**Goal**
Below are the records; copy each line in them that holds the word "this".

**********

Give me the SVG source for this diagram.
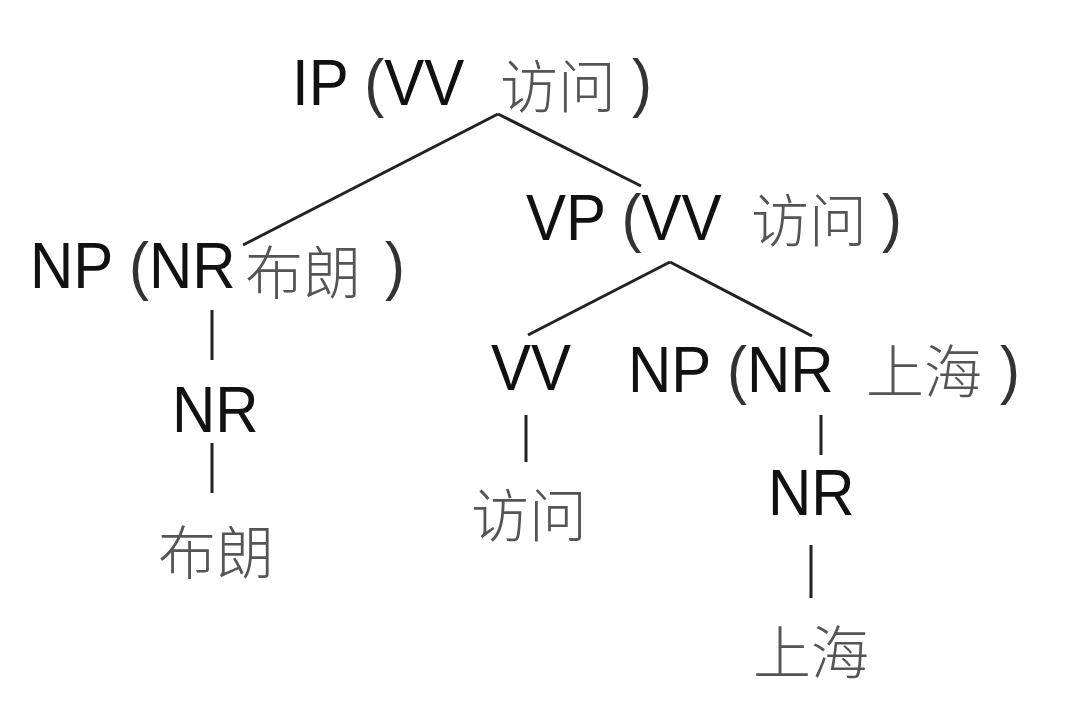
<svg xmlns="http://www.w3.org/2000/svg" width="1082" height="710" viewBox="0 0 1082 710">
<style>
.lat{font-family:"Liberation Sans",Arial,sans-serif;font-size:60px;fill:#111}
.par{fill:#333}
.zh{font-family:"Noto Sans CJK SC","Noto Sans",sans-serif;font-size:58px;font-weight:300;fill:#555}
.edge{stroke:#222;stroke-width:3;fill:none;stroke-linecap:butt}
</style>
<rect width="1082" height="710" fill="#fff"/>
<g id="connectors">
<line class="edge" x1="498" y1="114" x2="243" y2="245"/>
<line class="edge" x1="498" y1="114" x2="641" y2="186"/>
<line class="edge" x1="670" y1="262" x2="528" y2="335"/>
<line class="edge" x1="670" y1="262" x2="812" y2="336"/>
<line class="edge" x1="212" y1="310" x2="212" y2="360"/>
<line class="edge" x1="212" y1="443" x2="212" y2="493"/>
<line class="edge" x1="526" y1="415" x2="526" y2="462"/>
<line class="edge" x1="821" y1="415" x2="821" y2="455"/>
<line class="edge" x1="811" y1="545" x2="811" y2="598"/>
</g>
<g id="ip">
<text class="lat" transform="translate(292,105) scale(1,1.08)">IP <tspan class="par">(</tspan>VV</text>
<text class="zh" x="500" y="108">访问</text>
<text class="lat par" transform="translate(632,105) scale(1,1.08)">)</text>
</g>
<g id="np1">
<text class="lat" transform="translate(30,288) scale(1,1.08)">NP <tspan class="par">(</tspan>NR</text>
<text class="zh" x="245" y="294">布朗</text>
<text class="lat par" transform="translate(385,288) scale(1,1.08)">)</text>
</g>
<g id="nr1">
<text class="lat" transform="translate(172,432) scale(1,1.08)">NR</text>
</g>
<g id="leaf1">
<text class="zh" x="158" y="574">布朗</text>
</g>
<g id="vp">
<text class="lat" transform="translate(526,240) scale(1,1.08)">VP <tspan class="par">(</tspan>VV</text>
<text class="zh" x="751" y="242">访问</text>
<text class="lat par" transform="translate(882,240) scale(1,1.08)">)</text>
</g>
<g id="vv">
<text class="lat" transform="translate(491,390) scale(1,1.08)">VV</text>
</g>
<g id="leaf2">
<text class="zh" x="471" y="537">访问</text>
</g>
<g id="np2">
<text class="lat" transform="translate(628,392) scale(1,1.08)">NP <tspan class="par">(</tspan>NR</text>
<text class="zh" x="866" y="393">上海</text>
<text class="lat par" transform="translate(1000,392) scale(1,1.08)">)</text>
</g>
<g id="nr2">
<text class="lat" transform="translate(768,515) scale(1,1.08)">NR</text>
</g>
<g id="leaf3">
<text class="zh" x="753" y="674">上海</text>
</g>
</svg>
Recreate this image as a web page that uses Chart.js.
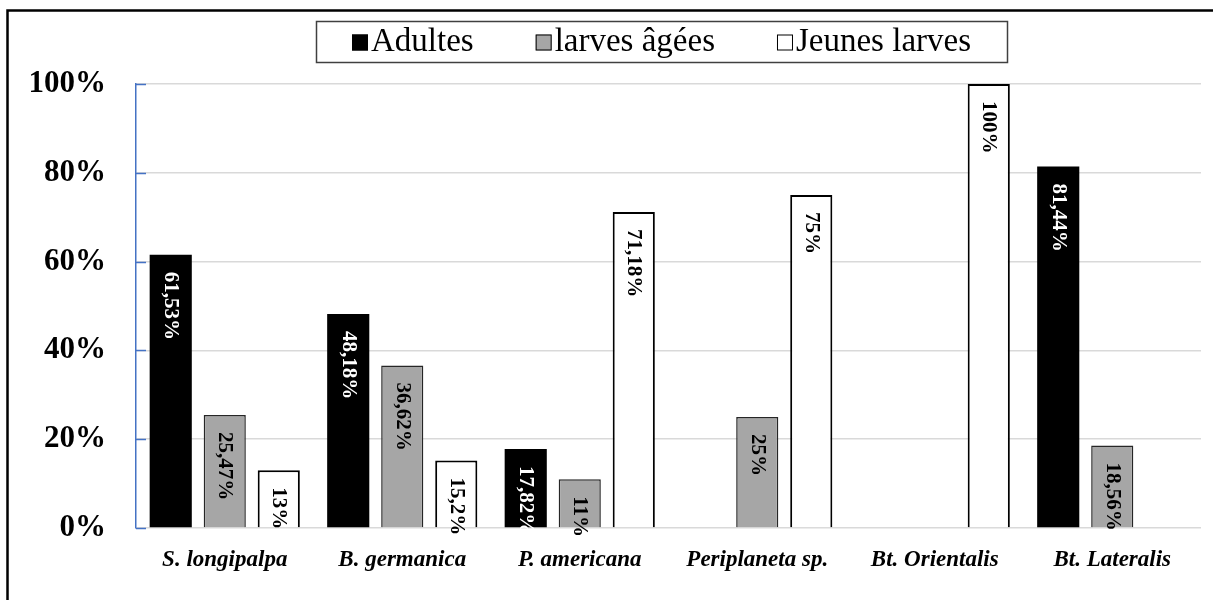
<!DOCTYPE html>
<html lang="fr">
<head>
    <meta charset="UTF-8">
    <title>Stades de développement par espèce</title>
    <script src="https://cdn.jsdelivr.net/npm/chart.js"></script>
    <style>
        body {
            margin: 0;
            background-color: #ffffff;
        }
        #wrap {
            width: 1213px;
            height: 600px;
            position: relative;
        }
    </style>
</head>
<body>
    <div id="wrap"><canvas id="stadesChart"></canvas></div>

    <script>
        // Données
        const categories = ['S. longipalpa', 'B. germanica', 'P. americana', 'Periplaneta sp.', 'Bt. Orientalis', 'Bt. Lateralis'];
        const adultes = [61.53, 48.18, 17.82, null, null, 81.44];
        const larvesAgees = [25.47, 36.62, 11, 25, null, 18.56];
        const jeunesLarves = [13, 15.2, 71.18, 75, 100, null];
        const yTicks = [0, 20, 40, 60, 80, 100];

        const serif = "'Times New Roman', 'Liberation Serif', serif";

        function pct(v) {
            return String(v).replace('.', ',') + '%';
        }

        // Cadre extérieur (haut et gauche)
        const frame = {
            id: 'frame',
            afterDraw(chart) {
                const c = chart.ctx;
                c.save();
                c.strokeStyle = '#000';
                c.lineWidth = 2.5;
                c.beginPath();
                c.moveTo(7.5, 600);
                c.lineTo(7.5, 10.5);
                c.lineTo(1213, 10.5);
                c.stroke();
                c.restore();
            }
        };

        // Petites graduations bleues vers l'intérieur
        const innerTicks = {
            id: 'innerTicks',
            afterDatasetsDraw(chart) {
                const c = chart.ctx;
                const y = chart.scales.y;
                c.save();
                c.strokeStyle = '#4472c4';
                c.lineWidth = 1.5;
                yTicks.forEach(t => {
                    const py = Math.round(y.getPixelForValue(t)) + 0.5;
                    c.beginPath();
                    c.moveTo(y.right, py);
                    c.lineTo(y.right + 10, py);
                    c.stroke();
                });
                c.restore();
            }
        };

        // Étiquettes verticales en haut des barres
        const barLabels = {
            id: 'barLabels',
            afterDatasetsDraw(chart) {
                const c = chart.ctx;
                c.save();
                c.font = 'bold 21px ' + serif;
                c.textAlign = 'left';
                c.textBaseline = 'middle';
                chart.data.datasets.forEach((ds, i) => {
                    chart.getDatasetMeta(i).data.forEach((bar, j) => {
                        const v = ds.data[j];
                        if (v == null) return;
                        c.save();
                        c.translate(bar.x, bar.y + 17);
                        c.rotate(Math.PI / 2);
                        c.fillStyle = ds.labelColor;
                        c.fillText(pct(v), 0, 0);
                        c.restore();
                    });
                });
                c.restore();
            }
        };

        // Légende encadrée
        const boxedLegend = {
            id: 'boxedLegend',
            afterDraw(chart) {
                const c = chart.ctx;
                const box = { left: 316, top: 21, right: 1007, bottom: 62 };
                c.save();
                c.strokeStyle = '#404040';
                c.lineWidth = 1.5;
                c.strokeRect(box.left + 0.5, box.top + 0.5, box.right - box.left, box.bottom - box.top);
                c.font = '33px ' + serif;
                c.textBaseline = 'middle';
                const sq = 16, gapText = 3, gapItem = 62;
                const widths = chart.data.datasets.map(ds => sq + gapText + c.measureText(ds.label).width);
                const total = widths.reduce((a, b) => a + b, 0) + gapItem * (widths.length - 1);
                let x = (box.left + box.right) / 2 - total / 2;
                const cy = (box.top + box.bottom) / 2 + 1;
                chart.data.datasets.forEach((ds, i) => {
                    c.fillStyle = ds.backgroundColor;
                    c.fillRect(x, cy - sq / 2, sq, sq);
                    c.lineWidth = 1;
                    c.strokeStyle = '#000';
                    c.strokeRect(x + 0.5, cy - sq / 2 + 0.5, sq - 1, sq - 1);
                    c.fillStyle = '#000';
                    c.fillText(ds.label, x + sq + gapText, cy);
                    x += widths[i] + gapItem;
                });
                c.restore();
            }
        };

        const ctx = document.getElementById('stadesChart').getContext('2d');

        const stadesChart = new Chart(ctx, {
            type: 'bar',
            data: {
                labels: categories,
                datasets: [
                    {
                        label: 'Adultes',
                        data: adultes,
                        backgroundColor: '#000000',
                        borderColor: '#000000',
                        borderWidth: 0,
                        labelColor: '#ffffff'
                    },
                    {
                        label: 'larves âgées',
                        data: larvesAgees,
                        backgroundColor: '#a6a6a6',
                        borderColor: '#262626',
                        borderWidth: 1.5,
                        labelColor: '#000000'
                    },
                    {
                        label: 'Jeunes larves',
                        data: jeunesLarves,
                        backgroundColor: '#ffffff',
                        borderColor: '#000000',
                        borderWidth: 2,
                        labelColor: '#000000'
                    }
                ]
            },
            options: {
                responsive: true,
                maintainAspectRatio: false,
                animation: false,
                categoryPercentage: 0.913,
                barPercentage: 0.78,
                layout: { padding: { top: 84, right: 12, left: 0, bottom: 0 } },
                plugins: {
                    legend: { display: false },
                    tooltip: { enabled: false }
                },
                scales: {
                    x: {
                        grid: { display: false },
                        border: { display: false },
                        ticks: {
                            color: '#000',
                            padding: 10,
                            font: { family: serif, size: 23, weight: 'bold', style: 'italic' }
                        },
                        afterFit: (scale) => { scale.height = 72; }
                    },
                    y: {
                        min: 0,
                        max: 100,
                        afterBuildTicks: (scale) => { scale.ticks = yTicks.map(v => ({ value: v })); },
                        grid: { color: '#d9d9d9', lineWidth: 1.5, drawTicks: false },
                        border: { color: '#4472c4', width: 1.5 },
                        ticks: {
                            color: '#000',
                            padding: 30,
                            font: { family: serif, size: 31, weight: 'bold' },
                            callback: (v) => v + '%'
                        },
                        afterFit: (scale) => { scale.width = 136; }
                    }
                }
            },
            plugins: [frame, innerTicks, barLabels, boxedLegend]
        });
    </script>
</body>
</html>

**********

**Exercise response**
Give me the SVG source for this diagram.
Recreate this image as a web page that uses Chart.js.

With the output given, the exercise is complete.